Post Numéro: 7 de François Delpla 27 Fév 2021, 19:49
Hélas, quand Kersaudy écrit sur Kersten, comme naguère sur Canaris, c'est avec des préoccupations de moraliste plus que d'historien. Il fait de ces hommes des Daniel dans la fosse aux lions, côtoyant le mal sans en être le moins du monde infectés. De même qu'il fait de la plupart des dirigeants nazis des arrivistes bas de plafond passant leur temps à se faire des croche-pattes. On sourit même franchement quand on lit, dans cette litanie de traits péjoratifs, que Heydrich, dont la voix haut perchée surprenait chez un homme autoritaire et athlétique, qu'il avait "la voix d'une jeune fille prépubère", celle des femmes n'étant pas censée muer à la puberté (p. 96).
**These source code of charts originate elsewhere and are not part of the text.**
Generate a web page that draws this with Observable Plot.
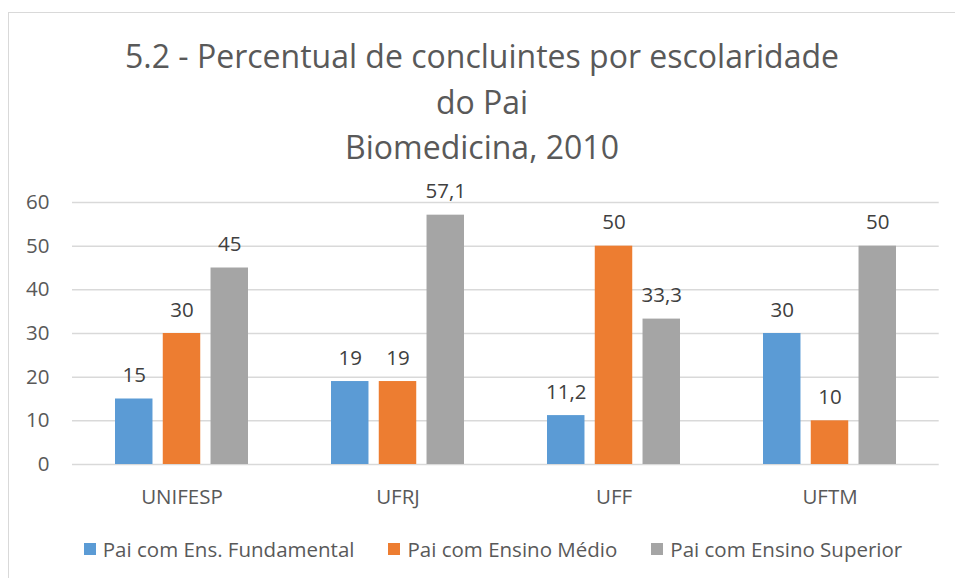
<!DOCTYPE html>
<html>
<head>
<meta charset="utf-8">
<script src="https://cdn.jsdelivr.net/npm/d3@7"></script>
<script src="https://cdn.jsdelivr.net/npm/@observablehq/plot@0.6"></script>
<style>
  html, body { margin: 0; padding: 0; background: #fff; }
  #wrap { position: relative; width: 955px; height: 578px; overflow: hidden; font-family: "Open Sans", sans-serif; background: #fff; }
  #frame { position: absolute; left: 8px; top: 12px; width: 1000px; height: 700px; border-left: 1px solid #d9d9d9; border-top: 1px solid #d9d9d9; }
  #title { position: absolute; left: 0; top: 33px; width: 964px; text-align: center; color: #595959; font-size: 32px; line-height: 45.5px; }
  #chart { position: absolute; left: 0; top: 180px; }
  #legend { position: absolute; left: 0; top: 536px; width: 986px; display: flex; justify-content: center; color: #595959; font-size: 20.5px; line-height: 26px; }
  .item { display: flex; align-items: center; margin: 0 17px; white-space: nowrap; }
  .sw { width: 12px; height: 12px; margin-right: 7px; }
</style>
</head>
<body>
<div id="wrap">
  <div id="frame"></div>
  <div id="title"></div>
  <div id="chart"></div>
  <div id="legend"></div>
</div>
<script>
const tituloLinhas = ["5.2 - Percentual de concluintes por escolaridade", "do Pai", "Biomedicina, 2010"];
const universidades = ["UNIFESP", "UFRJ", "UFF", "UFTM"];
const series = ["Pai com Ens. Fundamental", "Pai com Ensino Médio", "Pai com Ensino Superior"];
const fundamental = [15, 19, 11.2, 30];
const medio = [30, 19, 50, 10];
const superior = [45, 57.1, 33.3, 50];
const cores = ["#5b9bd5", "#ed7d31", "#a5a5a5"];
const yTicks = [0, 10, 20, 30, 40, 50, 60];

const valores = [fundamental, medio, superior];
const fmt = v => String(v).replace(".", ",");

document.getElementById("title").innerHTML = tituloLinhas.map(t => `<div>${t}</div>`).join("");

// layout of the grouped bars (band scale on universities, 3 bars per band)
const W = 955, mL = 72, mR = 16.3;
const pInner = 0.385, pOuter = 0.1925, barPad = 0.21;
const step = (W - mL - mR) / (universidades.length - pInner + 2 * pOuter);
const bw = step * (1 - pInner);
const sub = bw / (series.length - barPad);
const barW = sub * (1 - barPad);
const inset = (bw - barW) / 2;

const marks = [
  Plot.ruleY(yTicks, {stroke: "#d9d9d9", strokeWidth: 1.5}),
  Plot.axisY({ticks: yTicks, tickSize: 0, tickPadding: 23, fontSize: 20.5, fill: "#595959", label: null}),
  Plot.axisX({tickSize: 0, tickPadding: 25.4, fontSize: 20.5, fill: "#595959", label: null})
];
series.forEach((s, j) => {
  const rows = universidades.map((u, i) => ({univ: u, serie: s, valor: valores[j][i]}));
  const dx = (j - (series.length - 1) / 2) * sub;
  marks.push(Plot.barY(rows, {x: "univ", y: "valor", fill: cores[j], insetLeft: inset, insetRight: inset, dx}));
  marks.push(Plot.text(rows, {x: "univ", y: "valor", text: d => fmt(d.valor), lineAnchor: "bottom", dy: -17, dx, fill: "#404040", fontSize: 20.5}));
});

const chart = Plot.plot({
  width: W,
  height: 340,
  marginTop: 22,
  marginBottom: 56,
  marginLeft: mL,
  marginRight: mR,
  style: {fontFamily: "Open Sans, sans-serif", fontSize: "20.5px", color: "#595959", background: "transparent", overflow: "visible"},
  x: {domain: universidades, paddingInner: pInner, paddingOuter: pOuter},
  y: {domain: [0, 60]},
  marks
});
document.getElementById("chart").appendChild(chart);

const legend = document.getElementById("legend");
series.forEach((s, j) => {
  const item = document.createElement("div");
  item.className = "item";
  item.innerHTML = `<span class="sw" style="background:${cores[j]}"></span><span>${s}</span>`;
  legend.appendChild(item);
});
</script>
</body>
</html>
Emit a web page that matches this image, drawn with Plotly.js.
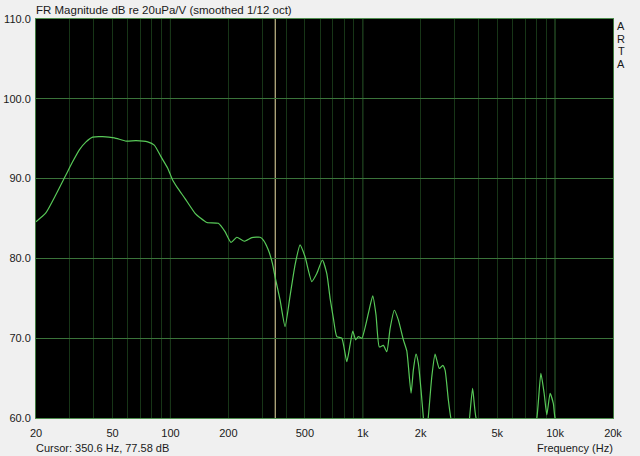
<!DOCTYPE html>
<html>
<head>
<meta charset="utf-8">
<script src="https://cdn.plot.ly/plotly-3.0.1.min.js"></script>
<style>html,body{margin:0;padding:0;background:#f0f0f0;}#chart{width:640px;height:456px;}</style>
</head>
<body>
<div id="chart"></div>
<script>
// Frequency (Hz) of curve samples
const freqHz = [20, 22.5, 25.4, 28.6, 31.0, 33.6, 36.4, 39.4, 44.4, 51.1,
  58.8, 66.2, 76.2, 82.4, 89.3, 96.8, 102.8, 109.1, 119.1, 134.3,
  142.5, 154.5, 177.4, 192.3, 206.6, 221.3, 242.2, 264.8, 292.4, 304.2,
  322.9, 338.8, 350.6, 371.5, 394.5, 418.8, 444.6, 472.0, 501.2, 543.2,
  576.7, 616.6, 650.2, 676.2, 703.2, 732.8, 778.0, 826.0, 859.0, 887.2,
  918.4, 948.4, 988.6, 1069, 1127, 1172, 1219, 1279, 1334, 1387,
  1459, 1531, 1626, 1694, 1783, 1832, 1892, 1945, 2009, 2066,
  2118, 2193, 2286, 2377, 2500, 2606, 2679, 2786, 2870, 3206,
  3483, 3590, 3724, 3882, 4592, 5834, 7413, 8035, 8433, 8770,
  9057, 9419, 9795, 10000, 11970, 15210, 20000];
// Magnitude (dB re 20uPa/V)
const magDb = [84.6, 85.7, 88.0, 90.45, 92.1, 93.6, 94.6, 95.2, 95.25, 95.1,
  94.7, 94.75, 94.6, 94.2, 92.75, 91.3, 89.8, 88.8, 87.5, 85.65,
  85.1, 84.5, 84.4, 83.35, 82.0, 82.65, 82.15, 82.6, 82.65, 82.3,
  81.05, 79.4, 77.58, 74.8, 71.45, 75.3, 79.2, 81.7, 80.2, 77.1,
  78.1, 79.8, 78.1, 75.0, 72.5, 70.2, 70.0, 67.05, 69.15, 70.9,
  69.8, 70.2, 70.0, 73.1, 75.3, 72.9, 68.9, 69.1, 68.3, 71.2,
  73.5, 72.3, 69.8, 68.4, 63.1, 66.0, 68.0, 66.85, 63.5, 60.0,
  57, 60.2, 65.2, 68.0, 66.2, 66.6, 66.0, 62.25, 60.0, 55,
  57.5, 60.0, 63.7, 60.0, 56, 55, 57, 60.0, 65.6, 63.1,
  60.4, 63.1, 61.8, 60.0, 56, 54, 53];

const xTickVals = [20, 50, 100, 200, 500, 1000, 2000, 5000, 10000, 20000];
const xTickText = ['20', '50', '100', '200', '500', '1k', '2k', '5k', '10k', '20k'];
const decadeLines = [100, 1000, 10000];
const cursorFreq = 350.6;
const cursorDb = 77.58;

// gridline positions: 1..9 x each decade from 20 Hz to 20 kHz
const gridVals = [];
[10, 100, 1000, 10000].forEach(d => {
  for (let m = 1; m <= 9; m++) { const v = m * d; if (v >= 20 && v <= 20000) gridVals.push(v); }
});
const gridText = gridVals.map(v => { const i = xTickVals.indexOf(v); return i >= 0 ? xTickText[i] : ''; });

const FONT = 'Liberation Sans, Arial, sans-serif';
const TXT = '#1a1a1a';

const shapes = decadeLines.map(f => ({
  type: 'line', xref: 'x', yref: 'paper', x0: f, x1: f, y0: 0, y1: 1,
  line: {color: '#3f7a3f', width: 1}, layer: 'between'
}));
shapes.push({type: 'line', xref: 'x', yref: 'paper', x0: cursorFreq, x1: cursorFreq, y0: 0, y1: 1,
  line: {color: '#ece0a6', width: 1}, layer: 'between'});

const annotations = [
  {text: 'FR Magnitude dB re 20uPa/V (smoothed 1/12 oct)', xref: 'paper', yref: 'paper', x: 0, y: 1,
   xanchor: 'left', yanchor: 'middle', yshift: 9, xshift: -2, showarrow: false, font: {family: FONT, size: 11.5, color: TXT}},
  {text: 'Cursor: ' + cursorFreq + ' Hz, ' + cursorDb + ' dB', xref: 'paper', yref: 'paper', x: 0, y: 0,
   xanchor: 'left', yanchor: 'middle', yshift: -30, xshift: -2, showarrow: false, font: {family: FONT, size: 11, color: TXT}},
  {text: 'Frequency (Hz)', xref: 'paper', yref: 'paper', x: 1, y: 0,
   xanchor: 'right', yanchor: 'middle', yshift: -30, xshift: 2, showarrow: false, font: {family: FONT, size: 11, color: TXT}}
];
['A', 'R', 'T', 'A'].forEach((ch, i) => annotations.push({
  text: ch, xref: 'paper', yref: 'paper', x: 1, y: 1, xanchor: 'center', yanchor: 'middle',
  xshift: 8, yshift: -(7 + 12.5 * i), showarrow: false, font: {family: FONT, size: 11, color: TXT}
}));

const trace = {
  x: freqHz, y: magDb, type: 'scatter', mode: 'lines',
  line: {color: '#58c958', width: 1.2, shape: 'spline', smoothing: 0.5}, hoverinfo: 'skip'
};

const layout = {
  width: 640, height: 456,
  margin: {l: 36, r: 27, t: 19, b: 38},
  paper_bgcolor: '#f0f0f0', plot_bgcolor: '#000000',
  showlegend: false,
  font: {family: FONT, size: 11, color: TXT},
  xaxis: {
    type: 'log', range: [Math.log10(20), Math.log10(20000)],
    tickmode: 'array', tickvals: gridVals, ticktext: gridText,
    showgrid: true, gridcolor: '#173517', gridwidth: 1,
    ticks: 'outside', ticklen: 5, tickcolor: 'rgba(0,0,0,0)',
    showline: true, mirror: true, linecolor: '#4f8f4f', linewidth: 1,
    zeroline: false, fixedrange: true
  },
  yaxis: {
    range: [60, 110], tickmode: 'array', tickvals: [60, 70, 80, 90, 100, 110],
    ticktext: ['60.0', '70.0', '80.0', '90.0', '100.0', '110.0'],
    showgrid: true, gridcolor: '#3a733a', gridwidth: 1,
    ticks: 'outside', ticklen: 2, tickcolor: 'rgba(0,0,0,0)',
    showline: true, mirror: true, linecolor: '#3f7a3f', linewidth: 1,
    zeroline: false, fixedrange: true
  },
  shapes: shapes,
  annotations: annotations
};

Plotly.newPlot('chart', [trace], layout, {staticPlot: true, displayModeBar: false});
</script>
</body>
</html>
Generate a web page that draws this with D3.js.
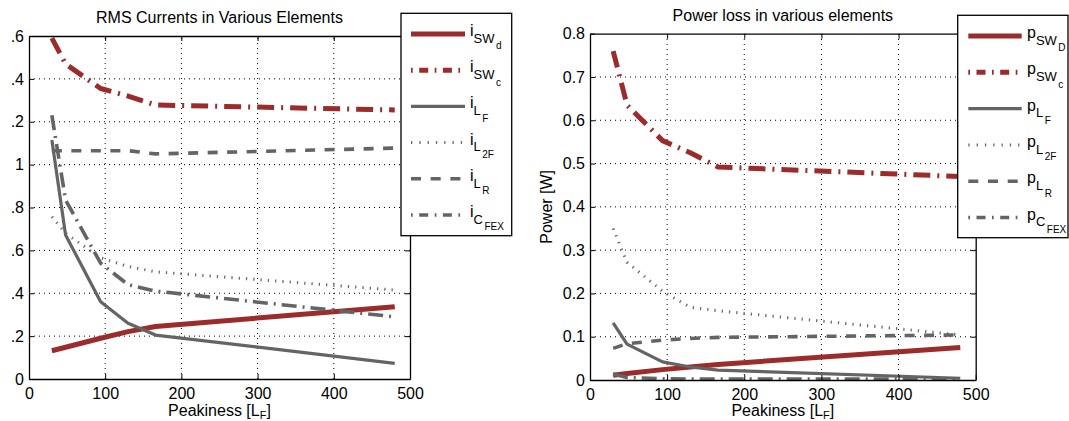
<!DOCTYPE html>
<html>
<head>
<meta charset="utf-8">
<script src="https://cdn.jsdelivr.net/npm/d3@7"></script>
<style>
  body { margin: 0; background: #fff; }
  svg { display: block; font-family: "Liberation Sans", Arial, Helvetica, sans-serif; }
</style>
</head>
<body>
<svg id="fig" width="1069" height="421"></svg>
<script>
// Peakiness of the filter inductance (x axis, both panels)
const peakiness = [30, 48, 94, 130, 166, 480];

// RMS currents [A]
const iSWd  = [0.132, 0.148, 0.190, 0.221, 0.245, 0.337];
const iSWc  = [1.590, 1.470, 1.355, 1.320, 1.278, 1.255];
const iLF   = [1.115, 0.672, 0.360, 0.260, 0.205, 0.073];
const iL2F  = [0.757, 0.680, 0.565, 0.525, 0.500, 0.415];
const iLR   = [1.065, 1.065, 1.065, 1.065, 1.050, 1.077];
const iCFEX = [1.230, 0.835, 0.540, 0.440, 0.410, 0.290];

// Power losses [W]
const pSWd  = [0.011, 0.015, 0.024, 0.030, 0.036, 0.075];
const pSWc  = [0.760, 0.635, 0.553, 0.525, 0.492, 0.470];
const pLF   = [0.132, 0.083, 0.042, 0.030, 0.023, 0.004];
const pL2F  = [0.350, 0.272, 0.205, 0.168, 0.160, 0.104];
const pLR   = [0.073, 0.084, 0.092, 0.096, 0.0985, 0.104];
const pCFEX = [0.014, 0.006, 0.003, 0.002, 0.002, 0.002];

// Tick values
const xTicks = [0, 100, 200, 300, 400, 500];
const currentTicks = [0, 0.2, 0.4, 0.6, 0.8, 1, 1.2, 1.4, 1.6];
const powerTicks = [0, 0.1, 0.2, 0.3, 0.4, 0.5, 0.6, 0.7, 0.8];

// Legend entries: [symbol, subscript, second-level subscript]
const currentLabels = [["i","SW","d"], ["i","SW","c"], ["i","L","F"], ["i","L","2F"], ["i","L","R"], ["i","C","FEX"]];
const powerLabels   = [["p","SW","D"], ["p","SW","c"], ["p","L","F"], ["p","L","2F"], ["p","L","R"], ["p","C","FEX"]];

const RED = "#9c2b2b";
const GREY = "#646464";

// Line styles, in legend order
const styles = [
  { color: RED,       width: 5,   dash: null,        legendDash: null },
  { color: RED,       width: 5,   dash: "17,7,2,7",  legendDash: "1.7,6.5,9,6.5" },
  { color: GREY,      width: 3.2, dash: null,        legendDash: null },
  { color: "#6c6c6c", width: 3,   dash: "1.3,6",     legendDash: "1.3,7" },
  { color: GREY,      width: 3.6, dash: "10,9.5",    legendDash: "10,9.7" },
  { color: GREY,      width: 3.6, dash: "15,6,2,6",  legendDash: "1.7,6.5,9,6.5" }
];

const svg = d3.select("#fig");
const fmt = v => String(+v.toFixed(2));

function styleAxis(sel) {
  sel.select(".domain").attr("stroke", "#000").attr("stroke-width", 1.3);
  sel.selectAll(".tick line").attr("stroke", "#000").attr("stroke-width", 1);
  sel.selectAll(".tick text").attr("fill", "#000").attr("font-size", 16)
     .attr("font-family", "Liberation Sans, Arial, Helvetica, sans-serif");
  sel.attr("font-family", null).attr("font-size", null);
}

function panel(o) {
  const x = d3.scaleLinear().domain([0, 500]).range([o.x0, o.x1]);
  const y = d3.scaleLinear().domain([0, o.yTicks[o.yTicks.length - 1]]).range([o.y1, o.y0]);
  const g = svg.append("g");

  // dotted grid
  const grid = g.append("g").attr("stroke", "#000").attr("stroke-width", 1)
    .attr("stroke-dasharray", "1,4").attr("fill", "none");
  grid.selectAll("line.v").data(xTicks.slice(1, -1)).join("line").attr("class", "v")
    .attr("x1", d => x(d)).attr("x2", d => x(d)).attr("y1", o.y1).attr("y2", o.y0);
  grid.selectAll("line.h").data(o.yTicks.slice(1, -1)).join("line").attr("class", "h")
    .attr("x1", o.x0).attr("x2", o.x1).attr("y1", d => y(d)).attr("y2", d => y(d));

  // data series
  const line = d3.line().x((d, i) => x(peakiness[i])).y(d => y(d));
  o.series.forEach((vals, k) => {
    const s = styles[k];
    g.append("path").datum(vals).attr("d", line)
      .attr("fill", "none").attr("stroke", s.color).attr("stroke-width", s.width)
      .attr("stroke-linejoin", "round").attr("stroke-linecap", "butt")
      .attr("stroke-dasharray", s.dash);
  });

  // box axes with inward ticks
  g.append("g").attr("transform", `translate(0,${o.y1})`)
    .call(d3.axisBottom(x).tickValues(xTicks).tickSize(-5).tickSizeOuter(0).tickPadding(9).tickFormat(d3.format("d")))
    .call(styleAxis);
  g.append("g").attr("transform", `translate(0,${o.y0})`)
    .call(d3.axisTop(x).tickValues(xTicks).tickSize(-5).tickSizeOuter(0).tickFormat(""))
    .call(styleAxis);
  g.append("g").attr("transform", `translate(${o.x1},0)`)
    .call(d3.axisRight(y).tickValues(o.yTicks).tickSize(-5).tickSizeOuter(0).tickFormat(""))
    .call(styleAxis);
  const leftHolder = g.append("g");
  if (o.clipLeft != null) {
    svg.append("defs").append("clipPath").attr("id", "figEdge")
      .append("rect").attr("x", o.clipLeft).attr("y", 0).attr("width", 1069).attr("height", 421);
    leftHolder.attr("clip-path", "url(#figEdge)");
  }
  leftHolder.append("g").attr("transform", `translate(${o.x0},0)`)
    .call(d3.axisLeft(y).tickValues(o.yTicks).tickSize(-5).tickSizeOuter(0).tickPadding(5).tickFormat(fmt))
    .call(styleAxis);

  // title
  g.append("text").attr("x", (o.x0 + o.x1) / 2).attr("y", o.titleY)
    .attr("text-anchor", "middle").attr("font-size", 16).text(o.title);

  // x label with subscript
  const xl = g.append("text").attr("x", (o.x0 + o.x1) / 2).attr("y", o.xLabelY)
    .attr("text-anchor", "middle").attr("font-size", 16);
  xl.append("tspan").text("Peakiness [L");
  xl.append("tspan").attr("font-size", 11).attr("dy", 3).text("F");
  xl.append("tspan").attr("dy", -3).text("]");

  if (o.yLabel) {
    g.append("text").attr("transform", `translate(${o.yLabelX},${(o.y0 + o.y1) / 2}) rotate(-90)`)
      .attr("text-anchor", "middle").attr("font-size", 16).text(o.yLabel);
  }

  // legend
  const L = o.legend;
  g.append("rect").attr("x", L.x).attr("y", L.y).attr("width", L.w).attr("height", L.h)
    .attr("fill", "#fff").attr("stroke", "#000").attr("stroke-width", 1.3);
  o.labels.forEach((lab, k) => {
    const s = styles[k];
    const ry = L.row0 + k * L.dy;
    g.append("line").attr("x1", L.s0).attr("x2", L.s1).attr("y1", ry).attr("y2", ry)
      .attr("stroke", s.color).attr("stroke-width", s.width)
      .attr("stroke-dasharray", s.legendDash);
    const t = g.append("text").attr("x", L.tx).attr("y", ry + 2);
    t.append("tspan").attr("font-size", 16).text(lab[0]);
    t.append("tspan").attr("font-size", 13).attr("dy", 6.7).text(lab[1]);
    t.append("tspan").attr("font-size", 10).attr("dx", 1.5).attr("dy", 6.6).text(lab[2]);
  });
}

panel({
  x0: 29, x1: 410, y0: 36, y1: 379,
  yTicks: currentTicks,
  series: [iSWd, iSWc, iLF, iL2F, iLR, iCFEX],
  labels: currentLabels,
  title: "RMS Currents in Various Elements", titleY: 23,
  xLabelY: 415.5,
  clipLeft: 12,
  legend: { x: 401, y: 13.3, w: 110.7, h: 222.4, row0: 34, dy: 36.2, s0: 411, s1: 465, tx: 470 }
});

panel({
  x0: 590, x1: 975.7, y0: 33.7, y1: 380,
  yTicks: powerTicks,
  series: [pSWd, pSWc, pLF, pL2F, pLR, pCFEX],
  labels: powerLabels,
  title: "Power loss in various elements", titleY: 20.7,
  xLabelY: 416,
  yLabel: "Power [W]", yLabelX: 552,
  legend: { x: 957.7, y: 15.3, w: 110.3, h: 222.4, row0: 36, dy: 36.3, s0: 968.3, s1: 1021.7, tx: 1027 }
});
</script>
</body>
</html>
Il n'y a hélas pas d'index pour vérifier mais j'ai constaté que Hitler était à peine nommé, et plus rarement encore présenté en pleine action. Or il recevait Himmler plusieurs fois par semaine... et ils auraient parlé de tout, sauf des sauvetages demandés par Kersten ? ... et des gains que pouvait en attendre le régime, qui surpassaient sans doute le soulagement de l'abdomen de son chef policier ?
En fait, Hitler multipliait les contacts avec ses ennemis en pays neutres, les SS étaient pour cela un levier important (mais non unique) et Kersten était probablement pour lui un précieux go between. Mais pour explorer cette piste, il faudrait d'autres archives que les éditions successives des mémoires de Kersten que Kersaudy mentionne dans sa très brève page de sources.
Le style est toujours entraînant et le récit captivant, mais l'analyse historique est trop souvent superficielle.